9. Bring fishing hooks.

In tourist areas, you’ll meet Cubans who are only interested in your money, and blatantly so. Off the beaten path, the people are wonderfully open and generous. They invite you to their homes, help you find and fix things, and are excited about it. This creates an obligation. So you have to bring presents, and the best present (at least on the South Coast) is fishing hooks. For some bizarre reason, the socialist economy is unable to produce them. Little flags are also good, especially for kids.

The nine-year-old son of our fisherman friend in Nueva Gerona was studying flags of the world in school. He pulled out his textbook and quizzed me on Qatar, Brunei and Slovenia. We have a locker full of courtesy flags, so I asked him which one he would like most. Cuba, he said, but that was the only flag I couldn’t give him. It was up on our right spreader. So next he picked Haiti. Why? I asked. And the boy said: because the Haitians fought for their freedom.
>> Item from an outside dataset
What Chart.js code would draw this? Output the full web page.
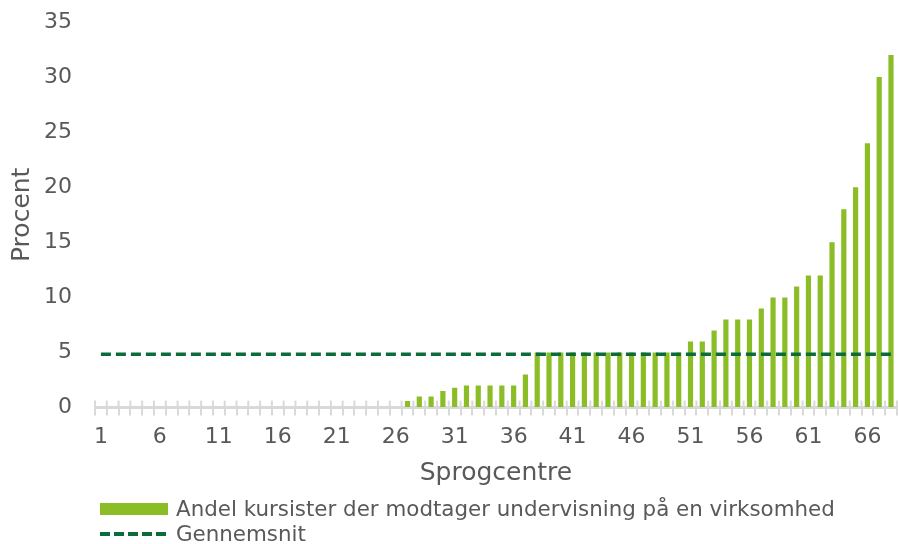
<!DOCTYPE html>
<html>
<head>
<meta charset="utf-8">
<script src="https://cdn.jsdelivr.net/npm/chart.js@4.4.1/dist/chart.umd.min.js"></script>
<style>
  html, body { margin: 0; padding: 0; background: #fff; }
  #wrap { position: relative; width: 899px; height: 544px; }
  #legend { position: absolute; left: 100px; top: 496px; font-family: "DejaVu Sans", sans-serif; font-size: 21.4px; color: #595959; }
  .row { display: flex; align-items: center; height: 25px; }
  .box { width: 68px; height: 12px; background: #8bbd27; margin-right: 8px; }
  .dash { width: 68px; height: 4px; margin-right: 8px;
    background: repeating-linear-gradient(90deg, #0b6b3a 0 10px, transparent 10px 14px); }
</style>
</head>
<body>
<div id="wrap">
  <canvas id="chart" width="899" height="544"></canvas>
  <div id="legend">
    <div class="row"><span class="box"></span><span>Andel kursister der modtager undervisning på en virksomhed</span></div>
    <div class="row"><span class="dash"></span><span>Gennemsnit</span></div>
  </div>
</div>
<script>
// sprogcentre 1..68, sorteret efter andel
const categories = [
  "1","2","3","4","5","6","7","8","9","10","11","12","13","14","15","16","17",
  "18","19","20","21","22","23","24","25","26","27","28","29","30","31","32","33","34",
  "35","36","37","38","39","40","41","42","43","44","45","46","47","48","49","50","51",
  "52","53","54","55","56","57","58","59","60","61","62","63","64","65","66","67","68"
];

// andel kursister der modtager undervisning på en virksomhed (%)
const shareValues = [
  0,0,0,0,0,0,0,0,0,0,0,0,0,0,0,0,0,
  0,0,0,0,0,0,0,0,0,0.6,1,1,1.5,1.8,2,2,2,
  2,2,3,5,5,5,5,5,5,5,5,5,5,5,5,5,6,
  6,7,8,8,8,9,10,10,11,12,12,15,18,20,24,30,32
];

// gennemsnit (%)
const avgValues = [
  4.85,4.85,4.85,4.85,4.85,4.85,4.85,4.85,4.85,4.85,4.85,4.85,4.85,4.85,4.85,4.85,4.85,
  4.85,4.85,4.85,4.85,4.85,4.85,4.85,4.85,4.85,4.85,4.85,4.85,4.85,4.85,4.85,4.85,4.85,
  4.85,4.85,4.85,4.85,4.85,4.85,4.85,4.85,4.85,4.85,4.85,4.85,4.85,4.85,4.85,4.85,4.85,
  4.85,4.85,4.85,4.85,4.85,4.85,4.85,4.85,4.85,4.85,4.85,4.85,4.85,4.85,4.85,4.85,4.85
];

const yTicks = [0, 5, 10, 15, 20, 25, 30, 35];

const gray = "#595959";
Chart.defaults.font.family = "'DejaVu Sans', sans-serif";
Chart.defaults.color = gray;

// små streger over x-aksen (Chart.js tegner kun nedad)
const tickUp = {
  id: "tickUp",
  beforeDatasetsDraw(chart) {
    const x = chart.scales.x;
    const n = categories.length;
    const w = x.getPixelForValue(1) - x.getPixelForValue(0);
    const ctx = chart.ctx;
    ctx.save();
    ctx.strokeStyle = "#d9d9d9";
    ctx.lineWidth = 2;
    for (let i = 0; i <= n; i++) {
      const px = i < n ? x.getPixelForValue(i) - w / 2 : x.getPixelForValue(n - 1) + w / 2;
      ctx.beginPath();
      ctx.moveTo(px, x.top - 7);
      ctx.lineTo(px, x.top);
      ctx.stroke();
    }
    ctx.restore();
  }
};

const ctx = document.getElementById("chart").getContext("2d");
new Chart(ctx, {
  type: "bar",
  data: {
    labels: categories,
    datasets: [
      {
        type: "line",
        label: "Gennemsnit",
        data: avgValues,
        borderColor: "#0b6b3a",
        borderWidth: 3.5,
        borderDash: [10, 5],
        pointRadius: 0,
        fill: false,
        order: 0
      },
      {
        label: "Andel kursister der modtager undervisning på en virksomhed",
        data: shareValues,
        backgroundColor: "#8bbd27",
        barPercentage: 0.44,
        categoryPercentage: 1,
        order: 1
      }
    ]
  },
  options: {
    responsive: false,
    animation: false,
    layout: { padding: { top: 22, right: 2, bottom: 56, left: 5 } },
    plugins: {
      legend: { display: false },
      tooltip: { enabled: false }
    },
    scales: {
      x: {
        grid: { offset: true, drawOnChartArea: false, color: "#d9d9d9", lineWidth: 2, tickLength: 8 },
        border: { color: "#d9d9d9", width: 3 },
        ticks: {
          autoSkip: false,
          maxRotation: 0,
          padding: 8,
          font: { size: 22 },
          callback: (v, i) => (i % 5 === 0 ? categories[i] : "")
        },
        title: { display: true, text: "Sprogcentre", font: { size: 25 }, padding: { top: 0, bottom: 0 } }
      },
      y: {
        min: 0,
        max: 35,
        afterBuildTicks: axis => { axis.ticks = yTicks.map(v => ({ value: v })); },
        afterFit: axis => { axis.width = 90; },
        grid: { drawOnChartArea: false, drawTicks: true, tickLength: 23, color: "rgba(0,0,0,0)" },
        border: { display: false },
        ticks: { padding: 0, font: { size: 22 } },
        title: { display: true, text: "Procent", font: { size: 25 }, padding: { top: 2, bottom: 0 } }
      }
    }
  },
  plugins: [tickUp]
});
</script>
</body>
</html>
His family was not black, but kind of brown, in the middle, which in Cuba means lower class or barely above it. From my observation, the racism in Cuba seems just as acute as in Haiti, the Dominican Republic, Puerto Rico, or the Virgin Islands.

10. Love the people.

I know this sounds flaky, but I mean it. Even in Havana, where the officials seem to be much more officious than anywhere else, we had a good moment. A uniformed guy came to the boat, with a pile of forms, and a female assistant. So, what do you do? he asked. What’s your profession?

I’m a writer. I said.

You mean a reporter?

More like a novelist, I said.

Like Hemingway?

Well, kind of, but here in Cuba Cabrera Infante comes to mind.

Guillermo Cabrera Infante was the greatest Cuban writer of the last century. He supported Castro’s revolution, but was later, after his books were banned, forced into exile.

The uniformed official didn’t blink, but his assistant did. She looked over her boss’s shoulder while he was filing out his forms, nodded at me and smiled.